### CHALLENGE
Which lines fall between the line holding "Reproduce this chart with Plotly." and the line holding "aph_n57s_g208r_err = [0, 0, 0, 0, 5, 4.2]", inclusive? Retype them exactly, without the pictures, and add nothing else.

### MATERIAL PROVIDED
--- --- ---
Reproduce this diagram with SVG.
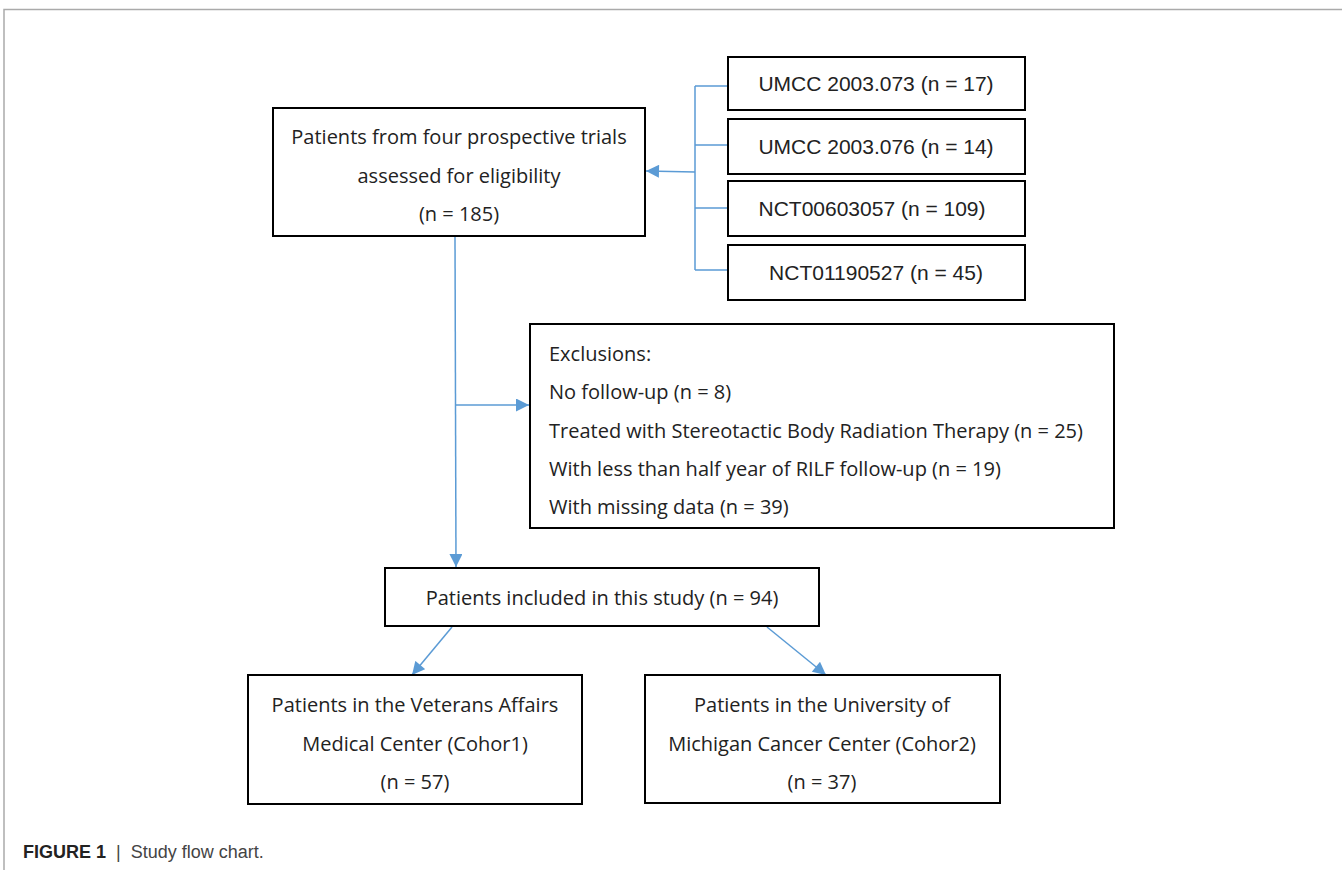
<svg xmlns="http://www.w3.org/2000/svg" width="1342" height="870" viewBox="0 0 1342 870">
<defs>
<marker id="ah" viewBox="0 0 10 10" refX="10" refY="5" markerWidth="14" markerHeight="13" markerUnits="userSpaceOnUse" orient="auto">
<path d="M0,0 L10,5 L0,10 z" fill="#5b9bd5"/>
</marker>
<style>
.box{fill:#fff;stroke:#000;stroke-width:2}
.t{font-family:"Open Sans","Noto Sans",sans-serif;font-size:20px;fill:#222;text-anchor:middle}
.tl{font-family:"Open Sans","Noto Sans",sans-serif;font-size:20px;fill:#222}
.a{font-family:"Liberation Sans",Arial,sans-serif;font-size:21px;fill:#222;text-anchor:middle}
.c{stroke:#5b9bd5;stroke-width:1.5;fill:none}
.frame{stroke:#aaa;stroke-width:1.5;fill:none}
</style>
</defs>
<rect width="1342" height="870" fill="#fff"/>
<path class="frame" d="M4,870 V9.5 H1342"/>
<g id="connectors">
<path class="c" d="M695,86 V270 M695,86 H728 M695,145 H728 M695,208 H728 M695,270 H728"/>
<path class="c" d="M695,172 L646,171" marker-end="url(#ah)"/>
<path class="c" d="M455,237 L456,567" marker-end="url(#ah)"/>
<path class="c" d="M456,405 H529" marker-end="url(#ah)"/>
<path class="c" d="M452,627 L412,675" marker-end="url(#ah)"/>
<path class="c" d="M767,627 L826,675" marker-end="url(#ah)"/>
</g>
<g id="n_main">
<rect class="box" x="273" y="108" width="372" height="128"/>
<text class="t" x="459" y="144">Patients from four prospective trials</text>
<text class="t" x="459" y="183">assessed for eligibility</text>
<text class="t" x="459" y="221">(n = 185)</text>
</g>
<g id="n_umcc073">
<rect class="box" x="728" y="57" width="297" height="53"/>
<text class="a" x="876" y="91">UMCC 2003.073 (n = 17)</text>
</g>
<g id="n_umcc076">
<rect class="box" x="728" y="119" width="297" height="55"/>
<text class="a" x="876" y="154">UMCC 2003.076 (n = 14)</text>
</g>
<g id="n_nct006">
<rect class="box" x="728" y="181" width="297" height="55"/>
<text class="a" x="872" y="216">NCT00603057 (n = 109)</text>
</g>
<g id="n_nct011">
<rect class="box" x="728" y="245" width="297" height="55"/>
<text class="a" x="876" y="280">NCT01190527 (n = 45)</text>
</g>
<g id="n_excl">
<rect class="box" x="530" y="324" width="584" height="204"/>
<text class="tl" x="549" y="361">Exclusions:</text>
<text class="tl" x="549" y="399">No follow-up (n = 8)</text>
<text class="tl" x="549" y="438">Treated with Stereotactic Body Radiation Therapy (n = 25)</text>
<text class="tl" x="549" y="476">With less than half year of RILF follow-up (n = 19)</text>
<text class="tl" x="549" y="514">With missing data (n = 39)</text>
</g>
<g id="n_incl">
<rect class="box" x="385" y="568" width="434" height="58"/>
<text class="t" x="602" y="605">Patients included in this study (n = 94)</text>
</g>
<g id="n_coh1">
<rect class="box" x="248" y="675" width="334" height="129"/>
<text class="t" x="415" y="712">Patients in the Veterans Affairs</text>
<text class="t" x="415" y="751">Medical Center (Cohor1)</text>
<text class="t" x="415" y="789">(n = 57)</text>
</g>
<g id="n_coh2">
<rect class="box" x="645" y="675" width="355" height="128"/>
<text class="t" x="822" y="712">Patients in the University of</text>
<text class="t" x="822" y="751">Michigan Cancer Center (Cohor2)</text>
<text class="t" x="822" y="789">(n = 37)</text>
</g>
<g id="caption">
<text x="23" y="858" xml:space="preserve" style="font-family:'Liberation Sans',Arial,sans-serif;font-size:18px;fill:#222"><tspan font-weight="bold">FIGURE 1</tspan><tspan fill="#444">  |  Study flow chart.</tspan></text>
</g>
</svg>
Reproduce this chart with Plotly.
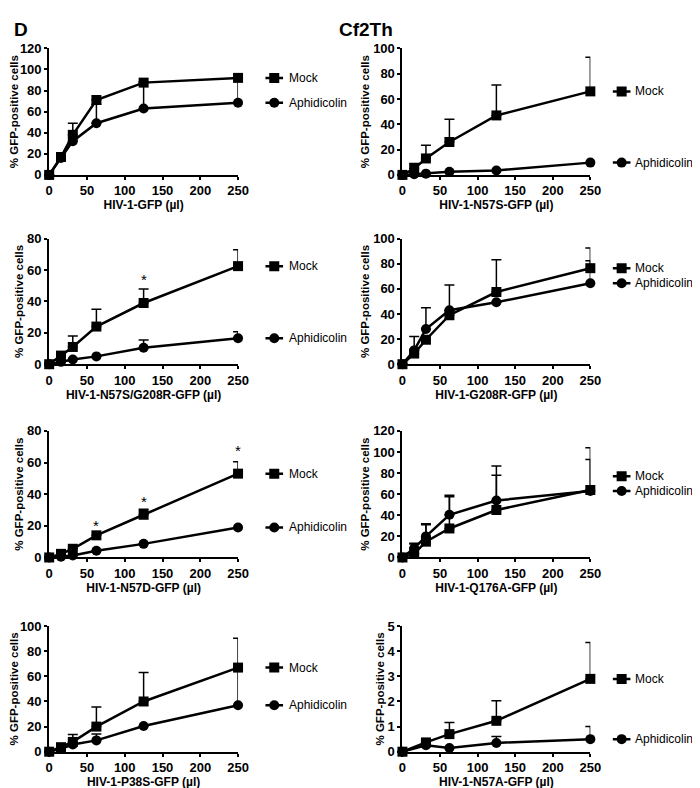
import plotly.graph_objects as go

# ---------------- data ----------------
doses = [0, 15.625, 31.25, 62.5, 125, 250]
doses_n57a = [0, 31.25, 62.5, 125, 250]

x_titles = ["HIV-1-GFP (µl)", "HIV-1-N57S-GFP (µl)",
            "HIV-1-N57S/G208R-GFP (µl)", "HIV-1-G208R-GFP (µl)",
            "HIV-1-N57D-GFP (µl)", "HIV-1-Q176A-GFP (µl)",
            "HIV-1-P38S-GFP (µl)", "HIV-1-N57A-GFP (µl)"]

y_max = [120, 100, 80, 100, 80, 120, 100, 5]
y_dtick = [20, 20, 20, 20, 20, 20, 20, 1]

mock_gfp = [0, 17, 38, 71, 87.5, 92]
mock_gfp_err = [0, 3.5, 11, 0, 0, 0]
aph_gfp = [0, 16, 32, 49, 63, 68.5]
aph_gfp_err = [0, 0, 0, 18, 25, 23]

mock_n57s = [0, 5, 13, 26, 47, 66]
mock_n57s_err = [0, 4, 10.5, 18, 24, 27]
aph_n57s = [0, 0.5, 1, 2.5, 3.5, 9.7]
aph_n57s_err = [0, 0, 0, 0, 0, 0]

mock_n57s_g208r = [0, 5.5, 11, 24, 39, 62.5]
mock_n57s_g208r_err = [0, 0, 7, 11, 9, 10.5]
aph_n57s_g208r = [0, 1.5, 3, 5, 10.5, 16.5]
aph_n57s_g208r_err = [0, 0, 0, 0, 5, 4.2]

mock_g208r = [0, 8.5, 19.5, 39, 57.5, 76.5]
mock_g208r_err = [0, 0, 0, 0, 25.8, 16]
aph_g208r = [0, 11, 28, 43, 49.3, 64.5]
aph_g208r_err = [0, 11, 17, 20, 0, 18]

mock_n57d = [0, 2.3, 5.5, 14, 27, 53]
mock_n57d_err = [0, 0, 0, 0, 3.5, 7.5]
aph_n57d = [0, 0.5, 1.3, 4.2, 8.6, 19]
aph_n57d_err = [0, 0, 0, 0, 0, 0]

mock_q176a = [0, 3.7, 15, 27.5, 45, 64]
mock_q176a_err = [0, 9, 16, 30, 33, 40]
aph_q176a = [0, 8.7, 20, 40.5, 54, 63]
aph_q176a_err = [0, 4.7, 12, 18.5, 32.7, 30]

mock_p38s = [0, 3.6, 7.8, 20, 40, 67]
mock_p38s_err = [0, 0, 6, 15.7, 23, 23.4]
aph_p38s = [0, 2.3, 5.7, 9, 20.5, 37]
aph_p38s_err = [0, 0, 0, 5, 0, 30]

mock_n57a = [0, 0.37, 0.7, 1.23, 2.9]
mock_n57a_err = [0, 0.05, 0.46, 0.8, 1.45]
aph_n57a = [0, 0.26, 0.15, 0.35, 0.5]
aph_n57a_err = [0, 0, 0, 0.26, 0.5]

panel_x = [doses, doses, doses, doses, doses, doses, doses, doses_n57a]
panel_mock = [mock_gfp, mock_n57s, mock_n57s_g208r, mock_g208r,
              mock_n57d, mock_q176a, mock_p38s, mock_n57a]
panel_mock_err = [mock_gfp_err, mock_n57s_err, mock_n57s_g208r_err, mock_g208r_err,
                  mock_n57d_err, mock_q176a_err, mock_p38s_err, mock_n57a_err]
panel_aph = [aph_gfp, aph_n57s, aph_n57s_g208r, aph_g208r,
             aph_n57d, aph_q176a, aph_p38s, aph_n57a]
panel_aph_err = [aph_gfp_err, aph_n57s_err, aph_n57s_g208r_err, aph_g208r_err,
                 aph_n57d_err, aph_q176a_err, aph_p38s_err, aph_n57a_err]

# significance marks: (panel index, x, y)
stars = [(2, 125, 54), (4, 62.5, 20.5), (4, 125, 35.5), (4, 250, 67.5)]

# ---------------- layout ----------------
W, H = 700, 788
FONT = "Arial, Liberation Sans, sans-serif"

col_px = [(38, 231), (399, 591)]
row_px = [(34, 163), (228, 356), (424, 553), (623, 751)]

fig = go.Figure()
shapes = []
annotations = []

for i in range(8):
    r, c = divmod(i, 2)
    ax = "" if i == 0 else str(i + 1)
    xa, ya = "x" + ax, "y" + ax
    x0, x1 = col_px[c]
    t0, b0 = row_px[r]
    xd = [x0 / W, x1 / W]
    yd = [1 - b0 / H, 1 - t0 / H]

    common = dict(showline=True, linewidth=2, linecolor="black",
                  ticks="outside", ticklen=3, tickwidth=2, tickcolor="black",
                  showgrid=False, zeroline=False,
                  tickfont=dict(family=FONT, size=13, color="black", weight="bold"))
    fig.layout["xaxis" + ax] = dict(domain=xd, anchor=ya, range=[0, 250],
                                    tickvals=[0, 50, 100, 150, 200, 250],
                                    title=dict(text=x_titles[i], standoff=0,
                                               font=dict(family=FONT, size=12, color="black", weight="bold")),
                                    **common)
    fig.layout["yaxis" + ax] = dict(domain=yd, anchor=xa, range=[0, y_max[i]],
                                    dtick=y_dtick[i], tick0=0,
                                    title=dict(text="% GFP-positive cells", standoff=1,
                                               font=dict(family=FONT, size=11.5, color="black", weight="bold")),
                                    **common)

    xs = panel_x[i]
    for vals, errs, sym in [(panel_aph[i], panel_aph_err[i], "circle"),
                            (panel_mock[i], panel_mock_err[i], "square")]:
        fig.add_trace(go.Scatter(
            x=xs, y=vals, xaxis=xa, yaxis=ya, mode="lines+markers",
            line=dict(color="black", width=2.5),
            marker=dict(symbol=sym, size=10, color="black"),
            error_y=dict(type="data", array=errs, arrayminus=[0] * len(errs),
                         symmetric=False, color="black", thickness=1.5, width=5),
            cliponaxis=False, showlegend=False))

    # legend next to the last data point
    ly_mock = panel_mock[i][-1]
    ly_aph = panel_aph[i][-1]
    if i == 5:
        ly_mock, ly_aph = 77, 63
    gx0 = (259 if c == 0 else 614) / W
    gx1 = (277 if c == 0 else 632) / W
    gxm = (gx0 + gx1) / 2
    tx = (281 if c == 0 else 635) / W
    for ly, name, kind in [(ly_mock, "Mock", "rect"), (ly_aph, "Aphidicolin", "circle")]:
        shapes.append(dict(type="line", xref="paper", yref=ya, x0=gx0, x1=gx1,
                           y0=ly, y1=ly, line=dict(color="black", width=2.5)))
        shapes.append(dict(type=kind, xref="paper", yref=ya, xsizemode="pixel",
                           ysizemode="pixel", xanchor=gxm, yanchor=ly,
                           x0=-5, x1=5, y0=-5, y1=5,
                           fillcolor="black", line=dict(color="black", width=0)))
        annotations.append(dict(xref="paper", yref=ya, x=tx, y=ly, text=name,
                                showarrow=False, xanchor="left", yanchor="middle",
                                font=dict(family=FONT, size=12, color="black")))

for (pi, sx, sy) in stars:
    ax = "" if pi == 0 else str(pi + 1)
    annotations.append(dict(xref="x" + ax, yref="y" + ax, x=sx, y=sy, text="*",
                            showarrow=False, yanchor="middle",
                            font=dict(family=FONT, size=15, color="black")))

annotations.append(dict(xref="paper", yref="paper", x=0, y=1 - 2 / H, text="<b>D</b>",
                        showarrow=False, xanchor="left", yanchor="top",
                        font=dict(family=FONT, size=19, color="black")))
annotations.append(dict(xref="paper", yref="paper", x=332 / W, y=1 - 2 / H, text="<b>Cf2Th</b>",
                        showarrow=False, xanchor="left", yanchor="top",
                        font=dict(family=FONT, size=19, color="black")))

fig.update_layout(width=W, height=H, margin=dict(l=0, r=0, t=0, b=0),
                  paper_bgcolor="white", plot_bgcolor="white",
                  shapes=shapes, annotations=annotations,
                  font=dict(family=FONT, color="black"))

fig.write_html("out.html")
--- --- ---
### CORRECT OUTPUT
Reproduce this chart with Plotly.
import plotly.graph_objects as go

# ---------------- data ----------------
doses = [0, 15.625, 31.25, 62.5, 125, 250]
doses_n57a = [0, 31.25, 62.5, 125, 250]

x_titles = ["HIV-1-GFP (µl)", "HIV-1-N57S-GFP (µl)",
            "HIV-1-N57S/G208R-GFP (µl)", "HIV-1-G208R-GFP (µl)",
            "HIV-1-N57D-GFP (µl)", "HIV-1-Q176A-GFP (µl)",
            "HIV-1-P38S-GFP (µl)", "HIV-1-N57A-GFP (µl)"]

y_max = [120, 100, 80, 100, 80, 120, 100, 5]
y_dtick = [20, 20, 20, 20, 20, 20, 20, 1]

mock_gfp = [0, 17, 38, 71, 87.5, 92]
mock_gfp_err = [0, 3.5, 11, 0, 0, 0]
aph_gfp = [0, 16, 32, 49, 63, 68.5]
aph_gfp_err = [0, 0, 0, 18, 25, 23]

mock_n57s = [0, 5, 13, 26, 47, 66]
mock_n57s_err = [0, 4, 10.5, 18, 24, 27]
aph_n57s = [0, 0.5, 1, 2.5, 3.5, 9.7]
aph_n57s_err = [0, 0, 0, 0, 0, 0]

mock_n57s_g208r = [0, 5.5, 11, 24, 39, 62.5]
mock_n57s_g208r_err = [0, 0, 7, 11, 9, 10.5]
aph_n57s_g208r = [0, 1.5, 3, 5, 10.5, 16.5]
aph_n57s_g208r_err = [0, 0, 0, 0, 5, 4.2]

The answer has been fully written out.